• [THE REQUEST] Skip the pictures and quote all of the lines exactly.

• [MATERIAL PROVIDED]
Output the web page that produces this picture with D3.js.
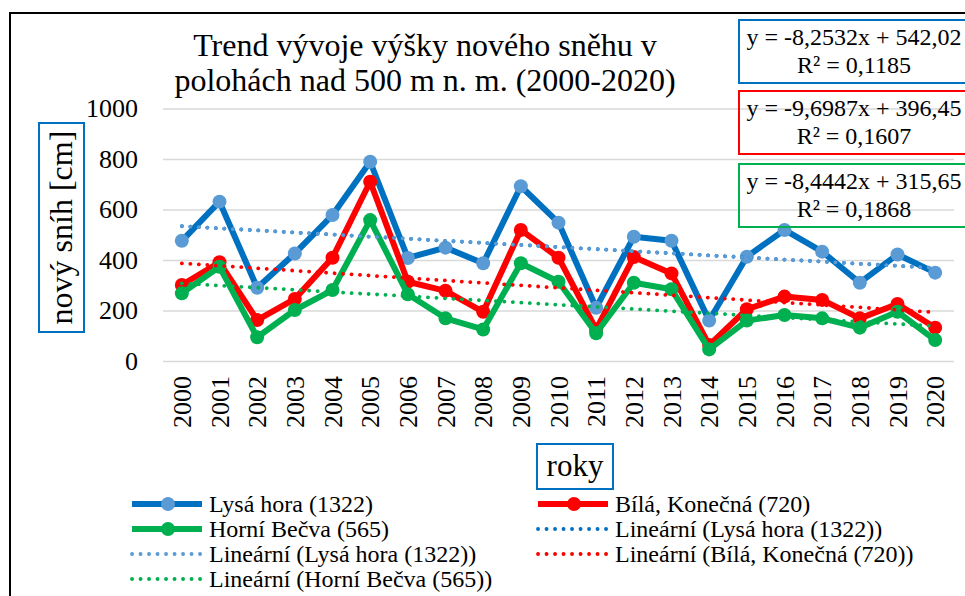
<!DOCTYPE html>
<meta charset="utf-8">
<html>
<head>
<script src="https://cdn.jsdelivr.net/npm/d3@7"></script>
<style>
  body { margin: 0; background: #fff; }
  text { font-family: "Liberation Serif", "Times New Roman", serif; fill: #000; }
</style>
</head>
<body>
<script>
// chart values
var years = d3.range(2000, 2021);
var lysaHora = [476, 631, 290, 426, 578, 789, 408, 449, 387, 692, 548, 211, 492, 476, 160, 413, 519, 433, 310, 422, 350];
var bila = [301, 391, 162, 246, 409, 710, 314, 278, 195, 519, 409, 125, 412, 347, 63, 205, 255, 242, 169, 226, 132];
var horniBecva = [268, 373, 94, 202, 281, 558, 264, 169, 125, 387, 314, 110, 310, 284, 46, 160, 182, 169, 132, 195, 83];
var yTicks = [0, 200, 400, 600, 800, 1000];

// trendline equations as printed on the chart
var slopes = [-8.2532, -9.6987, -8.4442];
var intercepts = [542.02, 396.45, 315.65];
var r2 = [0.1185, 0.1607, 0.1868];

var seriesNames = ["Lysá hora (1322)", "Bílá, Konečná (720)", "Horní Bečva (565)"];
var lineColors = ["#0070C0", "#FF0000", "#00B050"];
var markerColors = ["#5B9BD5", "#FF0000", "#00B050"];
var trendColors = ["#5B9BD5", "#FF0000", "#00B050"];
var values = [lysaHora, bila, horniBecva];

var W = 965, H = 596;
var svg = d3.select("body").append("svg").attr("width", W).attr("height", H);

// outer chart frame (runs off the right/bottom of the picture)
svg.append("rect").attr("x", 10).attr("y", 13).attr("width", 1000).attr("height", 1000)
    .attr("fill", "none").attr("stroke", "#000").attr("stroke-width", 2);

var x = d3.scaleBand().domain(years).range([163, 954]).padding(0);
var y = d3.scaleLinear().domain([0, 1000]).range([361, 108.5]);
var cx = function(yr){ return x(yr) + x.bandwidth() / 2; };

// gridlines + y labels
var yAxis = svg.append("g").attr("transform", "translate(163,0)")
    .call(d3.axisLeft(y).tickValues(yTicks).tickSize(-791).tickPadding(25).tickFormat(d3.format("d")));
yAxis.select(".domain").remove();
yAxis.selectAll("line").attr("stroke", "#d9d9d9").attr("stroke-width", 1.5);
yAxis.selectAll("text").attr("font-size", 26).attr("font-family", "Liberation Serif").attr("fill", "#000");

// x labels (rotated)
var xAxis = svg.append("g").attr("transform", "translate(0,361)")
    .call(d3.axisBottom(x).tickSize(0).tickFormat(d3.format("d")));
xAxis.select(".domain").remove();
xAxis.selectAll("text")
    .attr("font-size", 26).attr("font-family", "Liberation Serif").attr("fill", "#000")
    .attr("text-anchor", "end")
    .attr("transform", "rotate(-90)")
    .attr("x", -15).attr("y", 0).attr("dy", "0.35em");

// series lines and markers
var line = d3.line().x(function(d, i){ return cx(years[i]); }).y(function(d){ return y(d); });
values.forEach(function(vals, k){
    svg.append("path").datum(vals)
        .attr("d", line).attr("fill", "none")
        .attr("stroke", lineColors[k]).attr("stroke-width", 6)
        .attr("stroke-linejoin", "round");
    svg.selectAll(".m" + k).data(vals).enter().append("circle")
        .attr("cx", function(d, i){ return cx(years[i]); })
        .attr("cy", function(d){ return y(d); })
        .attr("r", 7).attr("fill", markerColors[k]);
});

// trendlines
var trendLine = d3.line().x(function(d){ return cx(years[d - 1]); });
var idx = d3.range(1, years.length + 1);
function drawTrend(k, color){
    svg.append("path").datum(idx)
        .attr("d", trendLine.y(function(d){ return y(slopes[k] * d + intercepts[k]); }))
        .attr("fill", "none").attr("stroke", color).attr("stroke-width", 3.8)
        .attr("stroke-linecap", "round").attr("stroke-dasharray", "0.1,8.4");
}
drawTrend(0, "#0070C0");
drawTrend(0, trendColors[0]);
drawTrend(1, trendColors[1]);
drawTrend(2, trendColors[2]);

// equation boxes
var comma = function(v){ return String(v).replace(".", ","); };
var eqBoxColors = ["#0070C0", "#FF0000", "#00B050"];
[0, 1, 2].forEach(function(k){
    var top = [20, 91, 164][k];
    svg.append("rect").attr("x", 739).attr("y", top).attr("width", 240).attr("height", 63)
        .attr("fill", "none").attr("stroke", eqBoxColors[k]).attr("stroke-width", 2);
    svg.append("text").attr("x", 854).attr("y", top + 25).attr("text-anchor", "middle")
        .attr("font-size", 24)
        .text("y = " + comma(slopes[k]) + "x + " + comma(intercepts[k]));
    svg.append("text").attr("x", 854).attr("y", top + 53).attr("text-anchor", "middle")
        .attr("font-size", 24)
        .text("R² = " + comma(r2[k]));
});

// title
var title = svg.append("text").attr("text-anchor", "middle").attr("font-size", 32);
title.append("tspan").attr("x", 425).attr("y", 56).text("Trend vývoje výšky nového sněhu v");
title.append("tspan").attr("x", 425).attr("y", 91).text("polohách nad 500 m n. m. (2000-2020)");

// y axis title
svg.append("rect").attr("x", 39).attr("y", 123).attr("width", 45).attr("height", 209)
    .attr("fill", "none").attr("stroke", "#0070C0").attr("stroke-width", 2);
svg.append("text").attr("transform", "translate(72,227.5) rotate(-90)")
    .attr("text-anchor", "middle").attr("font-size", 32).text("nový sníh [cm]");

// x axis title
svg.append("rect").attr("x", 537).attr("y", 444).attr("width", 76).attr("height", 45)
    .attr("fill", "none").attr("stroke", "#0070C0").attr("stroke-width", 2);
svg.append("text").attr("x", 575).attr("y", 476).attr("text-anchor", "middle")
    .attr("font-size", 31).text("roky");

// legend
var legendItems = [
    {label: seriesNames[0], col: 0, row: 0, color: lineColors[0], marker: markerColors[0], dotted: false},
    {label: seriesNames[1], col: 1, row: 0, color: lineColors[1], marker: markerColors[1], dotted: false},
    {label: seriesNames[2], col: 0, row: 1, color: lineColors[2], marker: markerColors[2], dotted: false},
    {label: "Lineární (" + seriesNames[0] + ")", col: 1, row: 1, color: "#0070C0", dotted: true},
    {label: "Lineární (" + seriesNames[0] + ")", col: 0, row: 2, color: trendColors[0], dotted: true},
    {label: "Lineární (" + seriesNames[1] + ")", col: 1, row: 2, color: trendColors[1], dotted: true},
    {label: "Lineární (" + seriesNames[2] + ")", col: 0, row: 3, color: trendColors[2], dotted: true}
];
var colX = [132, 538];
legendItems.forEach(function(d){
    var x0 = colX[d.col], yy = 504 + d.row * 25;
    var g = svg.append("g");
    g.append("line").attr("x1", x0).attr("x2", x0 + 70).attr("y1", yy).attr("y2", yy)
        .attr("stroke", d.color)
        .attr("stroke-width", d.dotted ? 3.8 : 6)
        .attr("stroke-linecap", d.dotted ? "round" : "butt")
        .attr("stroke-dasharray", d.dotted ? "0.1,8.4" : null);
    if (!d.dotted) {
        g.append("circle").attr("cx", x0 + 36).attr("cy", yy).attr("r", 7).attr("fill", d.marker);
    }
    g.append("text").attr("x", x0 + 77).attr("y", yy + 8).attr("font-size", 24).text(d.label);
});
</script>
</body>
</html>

• [COMPLETED TASK]
Output the web page that produces this picture with D3.js.
<!DOCTYPE html>
<meta charset="utf-8">
<html>
<head>
<script src="https://cdn.jsdelivr.net/npm/d3@7"></script>
<style>
  body { margin: 0; background: #fff; }
  text { font-family: "Liberation Serif", "Times New Roman", serif; fill: #000; }
</style>
</head>
<body>
<script>
// chart values
var years = d3.range(2000, 2021);
var lysaHora = [476, 631, 290, 426, 578, 789, 408, 449, 387, 692, 548, 211, 492, 476, 160, 413, 519, 433, 310, 422, 350];
var bila = [301, 391, 162, 246, 409, 710, 314, 278, 195, 519, 409, 125, 412, 347, 63, 205, 255, 242, 169, 226, 132];
var horniBecva = [268, 373, 94, 202, 281, 558, 264, 169, 125, 387, 314, 110, 310, 284, 46, 160, 182, 169, 132, 195, 83];
var yTicks = [0, 200, 400, 600, 800, 1000];

// trendline equations as printed on the chart
var slopes = [-8.2532, -9.6987, -8.4442];
var intercepts = [542.02, 396.45, 315.65];
var r2 = [0.1185, 0.1607, 0.1868];

var seriesNames = ["Lysá hora (1322)", "Bílá, Konečná (720)", "Horní Bečva (565)"];
var lineColors = ["#0070C0", "#FF0000", "#00B050"];
var markerColors = ["#5B9BD5", "#FF0000", "#00B050"];
var trendColors = ["#5B9BD5", "#FF0000", "#00B050"];
var values = [lysaHora, bila, horniBecva];

var W = 965, H = 596;
var svg = d3.select("body").append("svg").attr("width", W).attr("height", H);

// outer chart frame (runs off the right/bottom of the picture)
svg.append("rect").attr("x", 10).attr("y", 13).attr("width", 1000).attr("height", 1000)
    .attr("fill", "none").attr("stroke", "#000").attr("stroke-width", 2);

var x = d3.scaleBand().domain(years).range([163, 954]).padding(0);
var y = d3.scaleLinear().domain([0, 1000]).range([361, 108.5]);
var cx = function(yr){ return x(yr) + x.bandwidth() / 2; };

// gridlines + y labels
var yAxis = svg.append("g").attr("transform", "translate(163,0)")
    .call(d3.axisLeft(y).tickValues(yTicks).tickSize(-791).tickPadding(25).tickFormat(d3.format("d")));
yAxis.select(".domain").remove();
yAxis.selectAll("line").attr("stroke", "#d9d9d9").attr("stroke-width", 1.5);
yAxis.selectAll("text").attr("font-size", 26).attr("font-family", "Liberation Serif").attr("fill", "#000");

// x labels (rotated)
var xAxis = svg.append("g").attr("transform", "translate(0,361)")
    .call(d3.axisBottom(x).tickSize(0).tickFormat(d3.format("d")));
xAxis.select(".domain").remove();
xAxis.selectAll("text")
    .attr("font-size", 26).attr("font-family", "Liberation Serif").attr("fill", "#000")
    .attr("text-anchor", "end")
    .attr("transform", "rotate(-90)")
    .attr("x", -15).attr("y", 0).attr("dy", "0.35em");

// series lines and markers
var line = d3.line().x(function(d, i){ return cx(years[i]); }).y(function(d){ return y(d); });
values.forEach(function(vals, k){
    svg.append("path").datum(vals)
        .attr("d", line).attr("fill", "none")
        .attr("stroke", lineColors[k]).attr("stroke-width", 6)
        .attr("stroke-linejoin", "round");
    svg.selectAll(".m" + k).data(vals).enter().append("circle")
        .attr("cx", function(d, i){ return cx(years[i]); })
        .attr("cy", function(d){ return y(d); })
        .attr("r", 7).attr("fill", markerColors[k]);
});

// trendlines
var trendLine = d3.line().x(function(d){ return cx(years[d - 1]); });
var idx = d3.range(1, years.length + 1);
function drawTrend(k, color){
    svg.append("path").datum(idx)
        .attr("d", trendLine.y(function(d){ return y(slopes[k] * d + intercepts[k]); }))
        .attr("fill", "none").attr("stroke", color).attr("stroke-width", 3.8)
        .attr("stroke-linecap", "round").attr("stroke-dasharray", "0.1,8.4");
}
drawTrend(0, "#0070C0");
drawTrend(0, trendColors[0]);
drawTrend(1, trendColors[1]);
drawTrend(2, trendColors[2]);

// equation boxes
var comma = function(v){ return String(v).replace(".", ","); };
var eqBoxColors = ["#0070C0", "#FF0000", "#00B050"];
[0, 1, 2].forEach(function(k){
    var top = [20, 91, 164][k];
    svg.append("rect").attr("x", 739).attr("y", top).attr("width", 240).attr("height", 63)
        .attr("fill", "none").attr("stroke", eqBoxColors[k]).attr("stroke-width", 2);
    svg.append("text").attr("x", 854).attr("y", top + 25).attr("text-anchor", "middle")
        .attr("font-size", 24)
        .text("y = " + comma(slopes[k]) + "x + " + comma(intercepts[k]));
    svg.append("text").attr("x", 854).attr("y", top + 53).attr("text-anchor", "middle")
        .attr("font-size", 24)
        .text("R² = " + comma(r2[k]));
});

// title
var title = svg.append("text").attr("text-anchor", "middle").attr("font-size", 32);
title.append("tspan").attr("x", 425).attr("y", 56).text("Trend vývoje výšky nového sněhu v");
title.append("tspan").attr("x", 425).attr("y", 91).text("polohách nad 500 m n. m. (2000-2020)");

// y axis title
svg.append("rect").attr("x", 39).attr("y", 123).attr("width", 45).attr("height", 209)
    .attr("fill", "none").attr("stroke", "#0070C0").attr("stroke-width", 2);
svg.append("text").attr("transform", "translate(72,227.5) rotate(-90)")
    .attr("text-anchor", "middle").attr("font-size", 32).text("nový sníh [cm]");

// x axis title
svg.append("rect").attr("x", 537).attr("y", 444).attr("width", 76).attr("height", 45)
    .attr("fill", "none").attr("stroke", "#0070C0").attr("stroke-width", 2);
svg.append("text").attr("x", 575).attr("y", 476).attr("text-anchor", "middle")
    .attr("font-size", 31).text("roky");

// legend
var legendItems = [
    {label: seriesNames[0], col: 0, row: 0, color: lineColors[0], marker: markerColors[0], dotted: false},
    {label: seriesNames[1], col: 1, row: 0, color: lineColors[1], marker: markerColors[1], dotted: false},
    {label: seriesNames[2], col: 0, row: 1, color: lineColors[2], marker: markerColors[2], dotted: false},
    {label: "Lineární (" + seriesNames[0] + ")", col: 1, row: 1, color: "#0070C0", dotted: true},
    {label: "Lineární (" + seriesNames[0] + ")", col: 0, row: 2, color: trendColors[0], dotted: true},
    {label: "Lineární (" + seriesNames[1] + ")", col: 1, row: 2, color: trendColors[1], dotted: true},
    {label: "Lineární (" + seriesNames[2] + ")", col: 0, row: 3, color: trendColors[2], dotted: true}
];
var colX = [132, 538];
legendItems.forEach(function(d){
    var x0 = colX[d.col], yy = 504 + d.row * 25;
    var g = svg.append("g");
    g.append("line").attr("x1", x0).attr("x2", x0 + 70).attr("y1", yy).attr("y2", yy)
        .attr("stroke", d.color)
        .attr("stroke-width", d.dotted ? 3.8 : 6)
        .attr("stroke-linecap", d.dotted ? "round" : "butt")
        .attr("stroke-dasharray", d.dotted ? "0.1,8.4" : null);
    if (!d.dotted) {
        g.append("circle").attr("cx", x0 + 36).attr("cy", yy).attr("r", 7).attr("fill", d.marker);
    }
    g.append("text").attr("x", x0 + 77).attr("y", yy + 8).attr("font-size", 24).text(d.label);
});
</script>
</body>
</html>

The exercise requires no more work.